It was cold and cloudy at starting; but on leaving the main road, and turning to the left, the horizon cleared up—and it was evident that a fine day was in store for us. Our expectations were raised in proportion to the increasing beauty of the day. The road, though a cross one, was good; winding through a pleasant country, and affording an early glimpse of the monastery in question—at the distance of at least ten miles—and situated upon a lofty eminence. The first view of it was grand and imposing, and stimulated us to urge our horses to a speedier course. The country continued to improve. Some vineyards were beginning to shew the early blush of harvest; and woods of fir, and little meandring streams running between picturesque inequalities of ground, gave an additional interest to every additional mile of the route. At length we caught a glimpse of a crowd of people, halting, in all directions. Some appeared to be sitting, others standing, more lying; and a good number were engaged in devotion before a statue. As we approached them, we observed the statue to be that of St. Francis; around which this numerous group of pilgrims appeared to have marshalled themselves—making a HALT in their pilgrimage (as we afterwards learnt) to the monastery of Goettwic.
The day continued to become more and more brilliant, and the scenery to keep pace with the weather. It was evident that we were nearing the monastery very rapidly. On catching the first distinct view of it, my companion could not restrain his admiration. At this moment, from the steepness of the ascent, I thought it prudent to descend, and to walk to the monastery. The view from thence was at once commanding and enchanting. The Danube was the grand feature in the landscape; while, near its very borders, at the distance perhaps of three English miles, stood the post town of Chrems. The opposite heights of the Danube were well covered with wood. The sun now shone in his meridian splendour, and every feature of the country seemed to be in a glow with his beams. I next turned my thoughts to gain entrance within the monastery, and by the aid of my valet it was not long before that wished for object was accomplished. The interior is large and handsome, but of less architectural splendor than Moelk or even St. Florian. The librarian, Odilo Klama, was from home. Not a creature was to be found; and I was pacing the cloisters with a dejected air, when my servant announced to me that the Vice Principal would receive me, and conduct me to the Head or President.
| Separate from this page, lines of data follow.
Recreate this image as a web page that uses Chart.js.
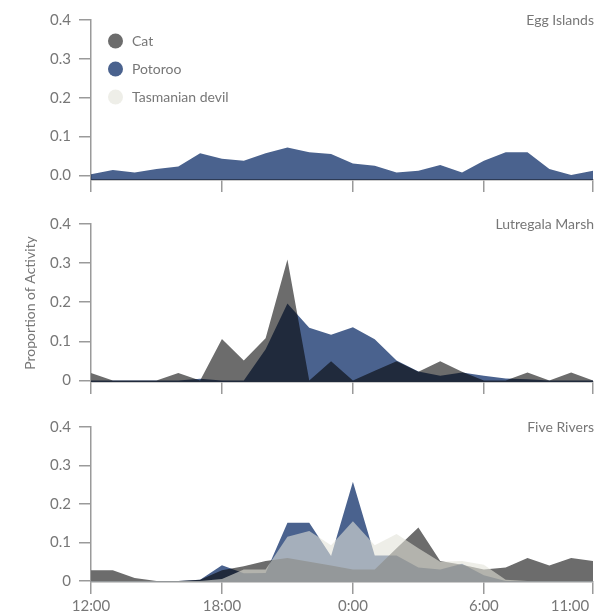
<!DOCTYPE html>
<html>
<head>
<meta charset="utf-8">
<script src="https://cdn.jsdelivr.net/npm/chart.js@4.4.1/dist/chart.umd.min.js"></script>
<style>
  html, body { margin: 0; padding: 0; background: #fff; }
  canvas { display: block; }
</style>
</head>
<body>
<canvas id="eggIslands" width="596" height="200"></canvas>
<canvas id="lutregala" width="596" height="205"></canvas>
<canvas id="fiveRivers" width="596" height="207"></canvas>
<script>
const hours = ['12:00', '13:00', '14:00', '15:00', '16:00', '17:00', '18:00', '19:00',
  '20:00', '21:00', '22:00', '23:00', '0:00', '1:00', '2:00', '3:00', '4:00', '5:00',
  '6:00', '7:00', '8:00', '9:00', '10:00', '11:00'];
const labelledHours = ['12:00', '18:00', '0:00', '6:00', '11:00'];
const yTicks = [0, 0.1, 0.2, 0.3, 0.4];
const species = ['Cat', 'Potoroo', 'Tasmanian devil'];

// Egg Islands
const eggPotoroo = [0.003, 0.014, 0.008, 0.017, 0.023, 0.057, 0.043, 0.038, 0.057, 0.072, 0.060, 0.055,
  0.031, 0.025, 0.008, 0.012, 0.027, 0.008, 0.038, 0.060, 0.060, 0.017, 0.001, 0.012];

// Lutregala Marsh
const lutCat = [0.019, 0, 0, 0, 0.019, 0, 0.106, 0.051, 0.108, 0.309, 0, 0.049,
  0, 0.025, 0.049, 0.022, 0.049, 0.022, 0, 0, 0.020, 0, 0.020, 0];
const lutPotoroo = [0, 0, 0, 0, 0, 0.004, 0, 0, 0.080, 0.197, 0.135, 0.117,
  0.136, 0.105, 0.051, 0.023, 0.012, 0.020, 0.012, 0.005, 0.003, 0, 0, 0];

// Five Rivers
const fiveCat = [0.028, 0.028, 0.008, 0, 0, 0.003, 0.028, 0.038, 0.052, 0.060, 0.050, 0.040,
  0.030, 0.030, 0.085, 0.139, 0.052, 0.042, 0.030, 0.035, 0.060, 0.040, 0.060, 0.052];
const fivePotoroo = [0, 0, 0, 0, 0, 0.003, 0.041, 0.020, 0.021, 0.151, 0.151, 0.065,
  0.258, 0.066, 0.066, 0.035, 0.030, 0.045, 0.015, 0, 0, 0, 0, 0];
const fiveDevil = [0, 0, 0, 0, 0, 0, 0.005, 0.030, 0.030, 0.115, 0.130, 0.093,
  0.155, 0.093, 0.122, 0.085, 0.050, 0.052, 0.042, 0.003, 0, 0, 0, 0];

const fills = ['#6c6c6c', '#4a628e', 'rgba(227, 227, 217, 0.6)'];
const blends = ['source-over', 'multiply', 'source-over'];
const textGray = '#777';
const axisGray = '#9a9a9a';

Chart.defaults.font.family = 'Lato';

// the filler paints in beforeDatasetDraw, so the composite mode for the
// next dataset is set once the previous one has finished
function setBlend(chart, meta) {
  const ds = meta ? chart.data.datasets[meta.index] : null;
  chart.ctx.globalCompositeOperation = ds && ds.blend ? ds.blend : 'source-over';
}
const blendPlugin = {
  id: 'blend',
  beforeDatasetsDraw(chart) {
    const metas = chart.getSortedVisibleDatasetMetas();
    setBlend(chart, metas[metas.length - 1]);
  },
  afterDatasetDraw(chart, args) {
    const metas = chart.getSortedVisibleDatasetMetas();
    setBlend(chart, metas[metas.indexOf(args.meta) - 1]);
  },
  afterDatasetsDraw(chart) {
    chart.ctx.globalCompositeOperation = 'source-over';
  }
};

const panelText = {
  id: 'panelText',
  afterDraw(chart, args, opts) {
    const { ctx, chartArea } = chart;
    ctx.save();
    ctx.font = '14px Lato';
    ctx.textBaseline = 'middle';
    ctx.textAlign = 'right';
    ctx.fillStyle = textGray;
    ctx.fillText(opts.title, chartArea.right + 1, chartArea.top);
    if (opts.legend) {
      ctx.textAlign = 'left';
      species.forEach((name, i) => {
        const y = chartArea.top + 21 + i * 28;
        ctx.beginPath();
        ctx.arc(chartArea.left + 24.5, y, 7.5, 0, Math.PI * 2);
        ctx.fillStyle = fills[i];
        ctx.fill();
        ctx.fillStyle = textGray;
        ctx.fillText(name, chartArea.left + 41, y);
      });
    }
    ctx.restore();
  }
};

function panel(id, title, series, cfg) {
  return new Chart(document.getElementById(id), {
    type: 'line',
    data: {
      labels: hours,
      datasets: series.map(([k, values]) => ({
        label: species[k],
        data: values,
        order: 3 - k,
        blend: blends[k],
        backgroundColor: fills[k],
        borderColor: 'rgba(0,0,0,0)',
        borderWidth: 0,
        pointRadius: 0,
        pointHoverRadius: 0,
        fill: 'start',
        tension: 0
      }))
    },
    options: {
      responsive: false,
      animation: false,
      events: [],
      layout: { padding: cfg.padding },
      plugins: {
        legend: { display: false },
        tooltip: { enabled: false },
        panelText: { title: title, legend: !!cfg.legend }
      },
      scales: {
        x: {
          z: 1,
          offset: false,
          border: { color: axisGray, width: 1.5 },
          grid: {
            drawOnChartArea: false,
            tickLength: 12,
            lineWidth: 1.5,
            color: c => labelledHours.includes(hours[c.index]) ? axisGray : 'rgba(0,0,0,0)'
          },
          ticks: {
            display: !!cfg.xLabels,
            autoSkip: false,
            maxRotation: 0,
            minRotation: 0,
            padding: 3,
            color: textGray,
            font: { size: 15 },
            callback: (value, index) => {
              const h = hours[index];
              if (!labelledHours.includes(h)) return '';
              return index === hours.length - 1 ? h + ' '.repeat(12) : h;
            }
          },
          afterFit: s => { s.height = cfg.xHeight; s.paddingLeft = 0; s.paddingRight = 0; }
        },
        y: {
          z: 1,
          min: cfg.min,
          max: 0.4,
          afterBuildTicks: s => { s.ticks = yTicks.map(v => ({ value: v })); },
          border: { color: axisGray, width: 1.5 },
          grid: { drawOnChartArea: false, tickLength: 12, lineWidth: 1.5, color: axisGray },
          ticks: {
            padding: 8,
            color: textGray,
            font: { size: 15 },
            callback: v => (cfg.plainZero && v === 0) ? '0' : v.toFixed(1)
          },
          title: {
            display: !!cfg.yTitle,
            text: 'Proportion of Activity',
            color: textGray,
            font: { size: 14 },
            padding: { top: 4, bottom: 0 }
          },
          afterFit: s => { s.width = 73; }
        }
      }
    },
    plugins: [blendPlugin, panelText]
  });
}

panel('eggIslands', 'Egg Islands', [[1, eggPotoroo]], {
  padding: { left: 18, right: 3, top: 20, bottom: 8 },
  xHeight: 12, min: -0.0116, legend: true
});
panel('lutregala', 'Lutregala Marsh', [[0, lutCat], [1, lutPotoroo]], {
  padding: { left: 18, right: 3, top: 24, bottom: 11 },
  xHeight: 12, min: -0.004, plainZero: true, yTitle: true
});
panel('fiveRivers', 'Five Rivers', [[0, fiveCat], [1, fivePotoroo], [2, fiveDevil]], {
  padding: { left: 18, right: 3, top: 22, bottom: 0 },
  xHeight: 30, min: -0.0026, plainZero: true, xLabels: true
});
</script>
</body>
</html>
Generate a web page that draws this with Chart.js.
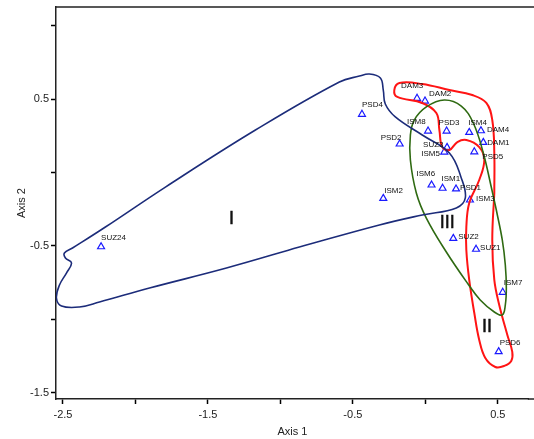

This was comforting intelligence. I revived in an instant; and following, along one corridor, and up divers stair-cases, I seemed to be gaining the summit of the building, when a yet more spacious corridor brought me to the door of the President’s apartments: catching views, on my way thither, of increasing extent and magnificence. But all consideration of exterior objects was quickly lost on my reception at head quarters.